- Official 1994 portrait

Member of Parliament for Renfrew North
- In office 1965–1972
- Preceded by: James Forgie
- Succeeded by: riding dissolved

Member of Parliament for Renfrew North—Nipissing East
- In office 1972–1979
- Preceded by: first member
- Succeeded by: riding dissolved

Member of Parliament for Renfrew—Nipissing—Pembroke
- In office 1979–1997
- Preceded by: first member
- Succeeded by: Hec Clouthier

Personal details
- Born: June 12, 1930 Argyle, Ontario, Canada
- Died: February 6, 2007 (aged 76) Ottawa, Ontario, Canada
- Party: Liberal
- Profession: School principal, teacher

= Len Hopkins =

Canadian politician

Leonard Donald "Len" Hopkins (June 12, 1930 – February 6, 2007) was a Canadian politician and member of the Liberal Party of Canada.

==Biography==
Born in Argyle, Ontario, Hopkins was educated at the Ryerson Institute of Technology, the North Bay Teacher's College, as well as receiving a B.A. from Queen's University and a teacher's certificate from the Ontario College of Education at the University of Toronto. He was a teacher and school principal and served on the municipal council for Petawawa Township from 1963 to 1965.

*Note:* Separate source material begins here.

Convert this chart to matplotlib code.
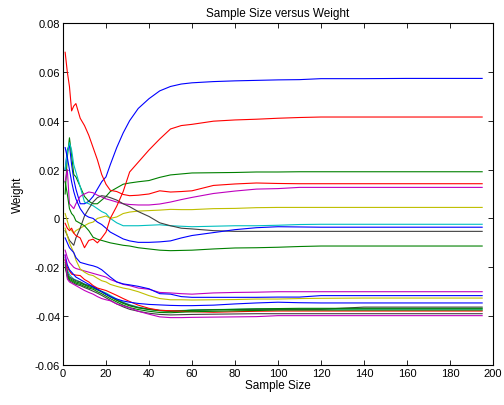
import matplotlib
matplotlib.use("Agg")
import matplotlib.pyplot as plt
from matplotlib.ticker import FuncFormatter

plt.rcParams['font.family'] = ['Liberation Sans', 'DejaVu Sans']
plt.rcParams['axes.unicode_minus'] = False

sample = [1, 2, 3, 4, 5, 6, 8, 10, 12, 14, 16, 18, 20, 22, 25, 28, 31, 35, 40,
          45, 50, 55, 60, 70, 80, 90, 100, 110, 120, 140, 160, 180, 195]

# MATLAB default colour order
C_B = (0, 0, 1)
C_G = (0, 0.5, 0)
C_R = (1, 0, 0)
C_C = (0, 0.75, 0.75)
C_M = (0.75, 0, 0.75)
C_Y = (0.75, 0.75, 0)
C_K = (0.25, 0.25, 0.25)

blue1 = [0.020, 0.028, 0.030, 0.022, 0.016, 0.012, 0.006, 0.006, 0.007, 0.009, 0.012, 0.015, 0.017,
         0.022, 0.029, 0.035, 0.040, 0.045, 0.049, 0.0522, 0.0540, 0.055, 0.0555, 0.056, 0.0563,
         0.0565, 0.0567, 0.0568, 0.0572, 0.0572, 0.0573, 0.0573, 0.0573]
redA = [0.068, 0.060, 0.054, 0.044, 0.046, 0.047, 0.041, 0.038, 0.034, 0.029, 0.024, 0.018, 0.014,
        0.0115, 0.011, 0.0098, 0.0093, 0.0095, 0.010, 0.0113, 0.0108, 0.011, 0.0113, 0.0135, 0.0141,
        0.0145, 0.0143, 0.0142, 0.0142, 0.0142, 0.0142, 0.0142, 0.0142]
redB = [-0.002, -0.004, -0.005, -0.004, -0.006, -0.007, -0.008, -0.012, -0.009, -0.0085, -0.010,
        -0.008, -0.0056, 0.0, 0.005, 0.011, 0.019, 0.023, 0.028, 0.0325, 0.0366, 0.038, 0.0385,
        0.0398, 0.0403, 0.0406, 0.041, 0.0413, 0.0415, 0.0415, 0.0415, 0.0415, 0.0415]
green1 = [0.010, 0.025, 0.033, 0.026, 0.018, 0.017, 0.013, 0.009, 0.007, 0.006, 0.006, 0.0075, 0.009,
          0.011, 0.0125, 0.014, 0.0145, 0.015, 0.0155, 0.0168, 0.0178, 0.0182, 0.0186, 0.0187,
          0.0188, 0.019, 0.019, 0.0191, 0.0191, 0.0191, 0.0191, 0.0191, 0.0191]
magenta1 = [0.015, 0.020, 0.006, 0.005, 0.004, 0.006, 0.009, 0.010, 0.0108, 0.0105, 0.0095, 0.0088,
            0.008, 0.0075, 0.0067, 0.006, 0.0057, 0.0055, 0.0055, 0.0059, 0.0067, 0.0077, 0.0086,
            0.0102, 0.0112, 0.012, 0.0122, 0.0127, 0.0127, 0.0127, 0.0127, 0.0127, 0.0127]
yellow1 = [0.002, -0.001, -0.004, -0.005, -0.006, -0.005, -0.004, -0.003, -0.002, -0.0015, 0.0,
           0.0005, 0.001, 0.0, 0.0006, 0.002, 0.0026, 0.003, 0.0032, 0.0034, 0.0037, 0.0036, 0.0036,
           0.004, 0.0041, 0.0044, 0.0045, 0.0045, 0.0045, 0.0045, 0.0045, 0.0045, 0.0045]
cyan1 = [0.020, 0.027, 0.031, 0.028, 0.022, 0.019, 0.013, 0.0067, 0.006, 0.0052, 0.004, 0.0028, 0.002,
         0.0, -0.0018, -0.003, -0.003, -0.003, -0.0028, -0.0026, -0.003, -0.0032, -0.0034, -0.0032,
         -0.003, -0.003, -0.0028, -0.0025, -0.0024, -0.0024, -0.0024, -0.0024, -0.0024]
blue2 = [0.029, 0.025, 0.020, 0.015, 0.011, 0.008, 0.004, 0.0015, 0.0005, 0.0, -0.0015, -0.0025,
         -0.004, -0.0056, -0.007, -0.0084, -0.0092, -0.0098, -0.0098, -0.0096, -0.0092, -0.008,
         -0.007, -0.0058, -0.0046, -0.0038, -0.0034, -0.0035, -0.0036, -0.0036, -0.0036, -0.0036, -0.0036]
gray1 = [-0.005, -0.007, -0.009, -0.010, -0.011, -0.008, -0.004, 0.001, 0.004, 0.0067, 0.0085, 0.0093,
         0.009, 0.0085, 0.0075, 0.006, 0.0048, 0.0028, 0.0008, -0.0018, -0.003, -0.004, -0.0043,
         -0.005, -0.0053, -0.0053, -0.0053, -0.0053, -0.0053, -0.0053, -0.0053, -0.0053, -0.0053]
green2 = [0.015, 0.010, 0.004, 0.002, 0.001, -0.001, -0.002, -0.003, -0.005, -0.0077, -0.0085, -0.009,
          -0.0095, -0.010, -0.0105, -0.011, -0.0113, -0.012, -0.0125, -0.013, -0.0132, -0.0131,
          -0.013, -0.0125, -0.0121, -0.012, -0.0118, -0.0115, -0.0113, -0.0113, -0.0113, -0.0113, -0.0113]
magenta2 = [-0.013, -0.016, -0.018, -0.019, -0.020, -0.0205, -0.021, -0.0215, -0.022, -0.0225, -0.023,
            -0.0235, -0.024, -0.025, -0.026, -0.027, -0.0275, -0.0285, -0.029, -0.0303, -0.0305,
            -0.0308, -0.031, -0.0305, -0.0303, -0.0302, -0.030, -0.030, -0.030, -0.030, -0.030, -0.030, -0.030]
blue3 = [-0.008, -0.010, -0.012, -0.013, -0.014, -0.016, -0.018, -0.0185, -0.019, -0.0194, -0.020,
         -0.021, -0.0225, -0.024, -0.026, -0.0268, -0.0272, -0.0278, -0.0288, -0.0308, -0.031, -0.032,
         -0.0323, -0.0323, -0.0323, -0.0323, -0.0322, -0.0322, -0.0316, -0.0316, -0.0316, -0.0316, -0.0316]
yellow2 = [-0.004, -0.007, -0.010, -0.012, -0.014, -0.017, -0.0207, -0.022, -0.023, -0.0234, -0.0245,
           -0.0255, -0.026, -0.027, -0.0278, -0.0285, -0.029, -0.030, -0.0316, -0.0328, -0.0333,
           -0.0333, -0.0334, -0.0333, -0.0332, -0.033, -0.033, -0.0328, -0.0327, -0.0326, -0.0326,
           -0.0326, -0.0326]
blue4 = [-0.015, -0.019, -0.021, -0.022, -0.023, -0.024, -0.025, -0.026, -0.027, -0.028, -0.029,
         -0.030, -0.031, -0.032, -0.033, -0.0338, -0.0343, -0.0348, -0.0352, -0.0354, -0.0356,
         -0.0357, -0.0357, -0.0355, -0.035, -0.0346, -0.0343, -0.0345, -0.0346, -0.0346, -0.0346,
         -0.0346, -0.0346]
gray2 = [-0.017, -0.022, -0.024, -0.0245, -0.025, -0.0255, -0.026, -0.027, -0.0275, -0.028, -0.029,
         -0.030, -0.031, -0.032, -0.0335, -0.0345, -0.0355, -0.0365, -0.0372, -0.0377, -0.038,
         -0.0378, -0.0376, -0.0374, -0.0373, -0.0372, -0.0372, -0.0372, -0.0372, -0.0363, -0.0363,
         -0.0363, -0.0363]
green3 = [-0.018, -0.023, -0.0245, -0.025, -0.0255, -0.026, -0.0265, -0.0272, -0.028, -0.0285, -0.0293,
          -0.030, -0.031, -0.032, -0.0335, -0.0348, -0.0358, -0.0366, -0.0373, -0.0378, -0.038,
          -0.0378, -0.0376, -0.0374, -0.0372, -0.037, -0.0369, -0.0368, -0.0368, -0.0368, -0.0368,
          -0.0368, -0.0368]
cyan2 = [-0.016, -0.021, -0.023, -0.024, -0.0248, -0.0252, -0.026, -0.0268, -0.0275, -0.028, -0.029,
         -0.0298, -0.0305, -0.0315, -0.033, -0.0343, -0.0353, -0.0363, -0.0371, -0.0376, -0.0378,
         -0.0377, -0.0375, -0.0373, -0.0372, -0.0371, -0.0371, -0.0371, -0.0371, -0.0371, -0.0371,
         -0.0371, -0.0371]
green4 = [-0.019, -0.0235, -0.025, -0.0255, -0.026, -0.0265, -0.027, -0.0278, -0.0285, -0.029, -0.030,
          -0.0308, -0.0318, -0.0328, -0.0342, -0.0355, -0.0365, -0.0373, -0.038, -0.0385, -0.0386,
          -0.0384, -0.0382, -0.038, -0.0378, -0.0377, -0.0375, -0.0375, -0.0375, -0.0375, -0.0375,
          -0.0375, -0.0375]
red2 = [-0.017, -0.020, -0.0215, -0.0228, -0.023, -0.0232, -0.0234, -0.025, -0.026, -0.0275, -0.0285,
        -0.029, -0.0295, -0.0303, -0.0315, -0.0328, -0.034, -0.0355, -0.0368, -0.0376, -0.0378,
        -0.038, -0.0382, -0.0384, -0.0382, -0.038, -0.0379, -0.0379, -0.0379, -0.0379, -0.0379,
        -0.0379, -0.0379]
gray3 = [-0.020, -0.024, -0.0255, -0.026, -0.0265, -0.027, -0.0275, -0.0283, -0.029, -0.0298, -0.0306,
         -0.0315, -0.0325, -0.0335, -0.035, -0.0362, -0.0372, -0.038, -0.0388, -0.0393, -0.0395,
         -0.0394, -0.0393, -0.0392, -0.0391, -0.039, -0.039, -0.039, -0.039, -0.039, -0.039, -0.039, -0.039]
magenta3 = [-0.015, -0.0248, -0.026, -0.0265, -0.027, -0.0275, -0.0285, -0.0295, -0.0303, -0.031,
            -0.032, -0.0328, -0.0333, -0.0337, -0.035, -0.0358, -0.0366, -0.038, -0.0392, -0.0403,
            -0.0406, -0.0406, -0.0405, -0.0404, -0.0403, -0.0402, -0.0398, -0.0398, -0.0398, -0.0398,
            -0.0398, -0.0398, -0.0398]

series = [
    (blue1, C_B), (green1, C_G), (redA, C_R), (cyan1, C_C), (magenta1, C_M), (yellow1, C_Y),
    (gray1, C_K), (blue2, C_B), (green2, C_G), (redB, C_R), (cyan2, C_C), (magenta2, C_M),
    (yellow2, C_Y), (gray2, C_K), (blue3, C_B), (green3, C_G), (red2, C_R), (gray3, C_K),
    (blue4, C_B), (green4, C_G), (magenta3, C_M),
]

xticks = [0, 20, 40, 60, 80, 100, 120, 140, 160, 180, 200]
yticks = [-0.06, -0.04, -0.02, 0, 0.02, 0.04, 0.06, 0.08]

fig = plt.figure(figsize=(5.04, 4.06), dpi=100)
ax = fig.add_axes([0.125, 0.0985, 0.853, 0.8425])
for vals, col in series:
    ax.plot(sample, vals, color=col, linewidth=0.8)

ax.set_xlim(0, 200)
ax.set_ylim(-0.06, 0.08)
ax.set_xticks(xticks)
ax.set_yticks(yticks)
ax.yaxis.set_major_formatter(FuncFormatter(lambda v, p: "0" if abs(v) < 1e-12 else ("%g" % v)))
ax.tick_params(direction='in', length=3.5, width=0.6, top=True, right=True,
               labelsize=8, pad=2)
for sp in ax.spines.values():
    sp.set_linewidth(0.8)

ax.set_title("Sample Size versus Weight", fontsize=8.5, pad=5)
ax.set_xlabel("Sample Size", fontsize=8.5, labelpad=1)
ax.set_ylabel("Weight", fontsize=8.5, labelpad=8)

fig.savefig("out.png", dpi=100)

Hopkins represented the electoral districts of Renfrew North from 1965 to 1972, Renfrew North—Nipissing East from 1972 to 1979 and Renfrew—Nipissing—Pembroke from 1979 to 1997 in the House of Commons of Canada.

He served as Parliamentary Secretary to the Minister of Energy, Mines and Resources from 1972 to 1975 and the Minister of National Defence in 1984. He "battled his own party" over the Canadian gun registry.

Hopkins died on February 6, 2007, in the University of Ottawa Heart Institute, aged 76. He had suffered a series of cardiac setbacks. His death was attributed to pneumonia.